In the hearing Monday, Judge Wolf got witnesses to acknowledge a reasonable range in settlements over $100 million is 10% to 25% of the total.

Bradley and other testifying witnesses operated under a sequestration order in which they were required to stay out of the courtroom and prohibited from talking to other lawyers. The questioning of Bradley was often tense and sometimes comical, resembling at times the famous confrontation scene in the movie “A Few Good Men.” Bradley, red-faced and with jaw jutting out, referred to Sinnott disrespectfully as “Bill” and professed to not recall substantial details of the State Street case or his prior legal career. 

Under repeated questioning he stuck to his contention he never read past the first page of a fee submission he signed and presented to the court in 2016, which stated his firm was charging its “regular rate” even though it had no paying clients and detailing hours worked by attorneys who were actually employed by the other firms. He said he assumed the rest of the document was “boilerplate” and didn’t read it, even after his own outside attorneys told him the Boston Globe was preparing to write a story about it.

Asked about a 2015 email in which he discussed how to “jack up” the lodestar, Bradley said that was an internal communication intended to inspire his own lawyers to get a larger share of the fees in the State Street case.

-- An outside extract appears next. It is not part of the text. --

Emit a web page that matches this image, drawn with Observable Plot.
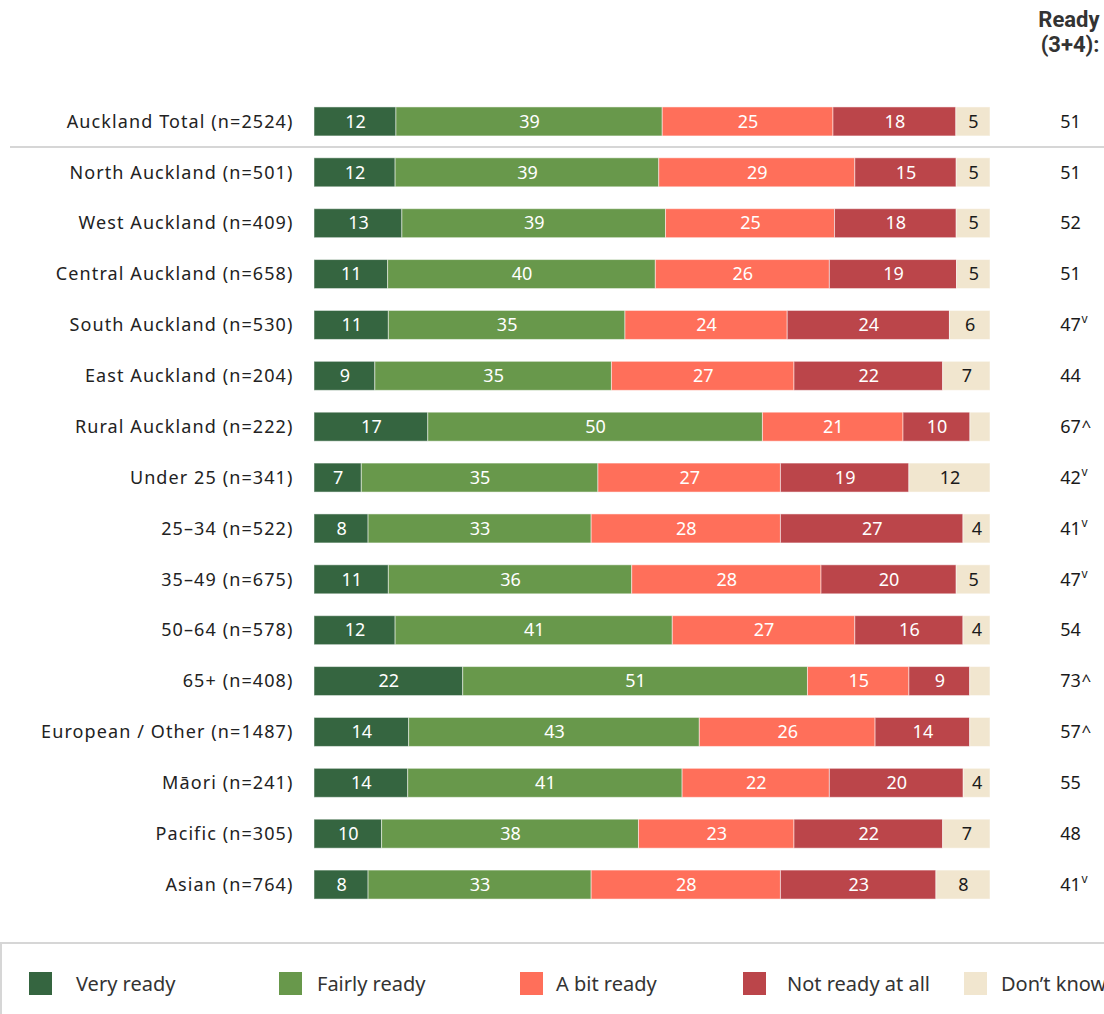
<!DOCTYPE html>
<html>
<head>
<meta charset="utf-8">
<script src="https://cdn.jsdelivr.net/npm/d3@7"></script>
<script src="https://cdn.jsdelivr.net/npm/@observablehq/plot@0.6"></script>
<style>
  html, body { margin: 0; padding: 0; background: #fff; width: 1104px; overflow: hidden; }
  #chart svg { display: block; }
  #chart svg g[aria-label="y-axis tick label"] text { letter-spacing: 1.1px; }
  #legend {
    margin-top: 12px; height: 120px; border: 2px solid #d6d6d6; border-right: none;
    box-sizing: border-box; position: relative; font-family: "Noto Sans", sans-serif;
    font-size: 20px; color: #333;
  }
  .item { position: absolute; top: 26px; display: flex; align-items: center; white-space: nowrap; }
  .sw { width: 23px; height: 23px; flex: none; }
</style>
</head>
<body>
<div id="chart"></div>
<div id="legend"></div>
<script>
const rows = [
  "Auckland Total (n=2524)", "North Auckland (n=501)", "West Auckland (n=409)",
  "Central Auckland (n=658)", "South Auckland (n=530)", "East Auckland (n=204)",
  "Rural Auckland (n=222)", "Under 25 (n=341)", "25–34 (n=522)", "35–49 (n=675)",
  "50–64 (n=578)", "65+ (n=408)", "European / Other (n=1487)", "Māori (n=241)",
  "Pacific (n=305)", "Asian (n=764)"
];
const categories = ["Very ready", "Fairly ready", "A bit ready", "Not ready at all", "Don’t know"];
const colors = ["#356540", "#68984b", "#ff6f5a", "#bb454a", "#f1e6cf"];

const veryReady   = [12, 12, 13, 11, 11,  9, 17,  7,  8, 11, 12, 22, 14, 14, 10,  8];
const fairlyReady = [39, 39, 39, 40, 35, 35, 50, 35, 33, 36, 41, 51, 43, 41, 38, 33];
const aBitReady   = [25, 29, 25, 26, 24, 27, 21, 27, 28, 28, 27, 15, 26, 22, 23, 28];
const notReady    = [18, 15, 18, 19, 24, 22, 10, 19, 27, 20, 16,  9, 14, 20, 22, 23];
const dontKnow    = [ 5,  5,  5,  5,  6,  7,  3, 12,  4,  5,  4,  3,  3,  4,  7,  8];
const readyTotal  = [51, 51, 52, 51, 47, 44, 67, 42, 41, 47, 54, 73, 57, 55, 48, 41];
const sigMarks    = ["", "", "", "", "v", "", "^", "v", "v", "v", "", "^", "^", "", "", "v"];

const series = [veryReady, fairlyReady, aBitReady, notReady, dontKnow];
const data = [];
rows.forEach((r, i) => categories.forEach((c, j) => data.push({row: r, cat: c, value: series[j][i]})));
const totals = rows.map((r, i) => ({row: r, total: readyTotal[i], sig: sigMarks[i]}));

const font = "'Noto Sans', sans-serif";
const stackOpts = (extra) => Plot.stackX({x: "value", y: "row", z: "cat", order: categories, offset: "normalize", ...extra});

const separator = (index, scales) => {
  const s = scales.y;
  const bw = s.bandwidth ? s.bandwidth() : 0;
  const y = ((s(rows[0]) + s(rows[1])) / 2 + bw / 2);
  const g = d3.create("svg:g");
  g.append("line").attr("x1", 10).attr("x2", 1104).attr("y1", y).attr("y2", y)
    .attr("stroke", "#c8c8c8").attr("stroke-width", 1.5);
  return g.node();
};

const chart = Plot.plot({
  width: 1104,
  height: 930,
  marginLeft: 314,
  marginRight: 114,
  marginTop: 96,
  marginBottom: 20,
  style: {fontFamily: font, fontSize: "18px", color: "#222", background: "#fff"},
  x: {domain: [0, 1], axis: null},
  y: {domain: rows, paddingInner: 0.43, paddingOuter: 0.215, round: false, label: null, tickSize: 0, tickPadding: 21},
  color: {domain: categories, range: colors},
  marks: [
    Plot.barX(data, stackOpts({fill: "cat", stroke: "#ffffff", strokeOpacity: 0.5, strokeWidth: 1})),
    Plot.text(data, stackOpts({
      text: d => (d.cat !== "Don’t know" && d.value >= 4) ? String(d.value) : null,
      fill: "#ffffff", fontSize: 18
    })),
    Plot.text(data, stackOpts({
      text: d => (d.cat === "Don’t know" && d.value >= 4) ? String(d.value) : null,
      fill: "#1a1a1a", fontSize: 18
    })),
    Plot.text(totals, {y: "row", text: d => String(d.total), frameAnchor: "right", dx: 80, textAnchor: "middle", fill: "#1a1a1a", fontSize: 18}),
    Plot.text(totals.filter(d => d.sig === "v"), {y: "row", text: "sig", frameAnchor: "right", dx: 91, dy: -6, textAnchor: "start", fill: "#1a1a1a", fontSize: 12}),
    Plot.text(totals.filter(d => d.sig === "^"), {y: "row", text: "sig", frameAnchor: "right", dx: 91, dy: -1, textAnchor: "start", fill: "#1a1a1a", fontSize: 17}),
    Plot.text(["Ready\n(3+4):"], {frameAnchor: "top-right", dx: 109, dy: -87, lineAnchor: "top", textAnchor: "end", lineHeight: 1.14, fontWeight: "bold", fontSize: 22, fill: "#333", fontFamily: "Roboto, sans-serif"}),
    separator
  ]
});
document.getElementById("chart").append(chart);

const legendLeft = [27, 277, 518, 741, 962];
const legendGap = [24, 15, 13, 21, 14];
const legend = document.getElementById("legend");
categories.forEach((c, i) => {
  const it = document.createElement("div");
  it.className = "item";
  it.style.left = legendLeft[i] + "px";
  const sw = document.createElement("div");
  sw.className = "sw";
  sw.style.background = colors[i];
  const lab = document.createElement("span");
  lab.style.marginLeft = legendGap[i] + "px";
  lab.textContent = c;
  it.append(sw, lab);
  legend.append(it);
});
</script>
</body>
</html>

“If we didn’t do this work, Lieff and Labaton would have done it,” he said. “It’s a finite amount of work.”

Bradley also expressed regret at the mistakes he made and wariness of his fellow lawyers. Asked by Sinnott if he trusted Chargois, the Texas lawyer who ultimately led to so much trouble for himself, Bradley responded “it’s business.”

“There’s only so much you trust these lawyers unless it’s in writing,” he said.

After the hearings are concluded, Judge Wolf is expected to enter a final order awarding a new fee amount in the State Street case. It is not known whether he will follow the special master’s recommendation that Bradley be sanctioned and fined as much as $1 million for violating Rule 11 of the Federal Rules of Civil Procedure, which prohibits making false court filings.